Three overtime matches in a row, and finally the Senators won one when 22-year-old Jake Sanderson, quickly emerging as one of the league’s great defencemen, fired a long shot from the point that fooled giant Toronto goaltender Anthony Stolarz.

Let the Senators flags remain on the cars. Don’t toss away the white “Heart Over Hype” towels that graced the seats at the Canadian Tire Centre quite yet. “Heart” finally won a game over the incessant “Hype” of the Maple Leafs.

It is hard for those who do not come from Ottawa to understand how fickle and fragile professional sports can be in the Canadian capital.

In recent years, football has failed and returned. Lacrosse failed and is this year attempting a return. Triple A baseball soared and collapsed. In the early 1970s, the town lost its World Hockey Association franchise, the Ottawa Nationals.

Women’s professional hockey, the Ottawa Charge, has so far proved instantly popular, with the team getting record crowds as it heads toward the playoffs. We can only hope that this holds for their future and for the brand-new Ottawa Rapid FC in the Northern Super League.

The Ottawa record for hanging on to professional sports franchises is … not inspiring.

One of the few successful Ottawa sports entrepreneurs, Jeff Hunt, once told the CBC that it’s a struggle in a city where “We’re competing more with Netflix and the couch” than with other teams.

Even before Netflix, sports were a tough sell in Ottawa. Sports historian Steve Rennie notes that the new capital’s first baseball club was formed in Confederation year, 1867, named the New Dominion Club of Ottawa and promptly lost a game against Ogdensburg, New York, 141-20. The club soon disbanded.

The Ottawa Senators, for the record, were once the very definition of success. They’ve won the Stanley Cup 11 championships since the team was originally formed in 1903.

They boasted several of the game’s greatest stars: Frank Nighbor, Punch Broadbent, Cy Denneny, Georges Boucher, King Clancy and goaltender Alec Connell.

In 1934, however, they finished dead last in the league, attendance so dwindled that owners had to borrow $60,000 to cover payroll and other costs. An editorial in the April 7, 1934, Citizen warned the team cannot “go on losing money, and so, local fans must accept the situation as gracefully as they can.”

Unfortunately, the fans have never been particularly gracious.

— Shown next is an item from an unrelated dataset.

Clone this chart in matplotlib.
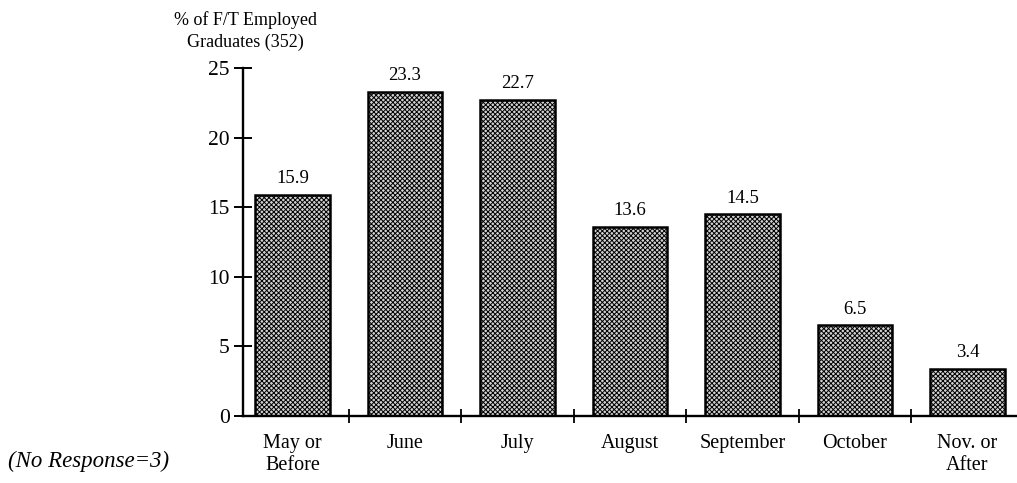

They almost lost the Senators a second time at the turn of this century, only to have the franchise saved by Toronto businessman Eugene Melnyk, whose “jersey” now rides the rafters alongside such Senators greats as Daniel Alfredsson, Chris Phillips and Chris Neil.

Unlike the players, however, Melnyk never found love among the fickle fans of Bytown. The team did have an exceptional season in 2007, yet failed to re-claim the Stanley Cup and, in the eight years since a good run in 2017, could not even reach the playoffs. Fans bailed to the point where a massive tarp was used to cover up a block of seats in the arena.

Melnyk died three years ago and new owner, Michael Andlauer, has transformed the club with a revamped organization. He brought back much-admired previous team president Cyril Leeder, hired Steve Staios as general manager and Travis Green as coach, added the much-loved Alfredsson to the coaching staff and even brought back anthem singer Lyndon Slewidge.

The fans have shown their appreciation with sellout crowds, the tarp a distant memory.

The team owner has already had a great spring, his Andlauer Health Group selling to UPS this past week for a stunning US$1.6 billion. A Stanley Cup run would make it all the more enjoyable.

The Canadian Tire Centre has never been as raucous as it was Thursday and Saturday night for the two overtime games.

“Fans want to back a winner,” Jeff Hunt told the CBC. “They want to be proud of their team. There’s an initial bump or honeymoon period with new franchises and an element of excitement and novelty, but after that you have to start delivering.”

This young team has delivered, improving by 19 points this past season and reaching the playoffs after seven fallow years out of them. The fans have loved it.

Tuesday night back in Toronto, Game 5 may or may not decide matters. Whatever the outcome, the 2024-25 Senators have delighted the fickle and fragile fans of Ottawa.

“It’s going to be the biggest, hardest game,” says Brady Tkachuk, the team’s enormously popular captain.

“It gives people time, even for just a couple of days, to enjoy it,” former Senators defenceman and current broadcaster Marc Methot said on social media.

“The team took another step forward this season. Don’t lose sight of that.”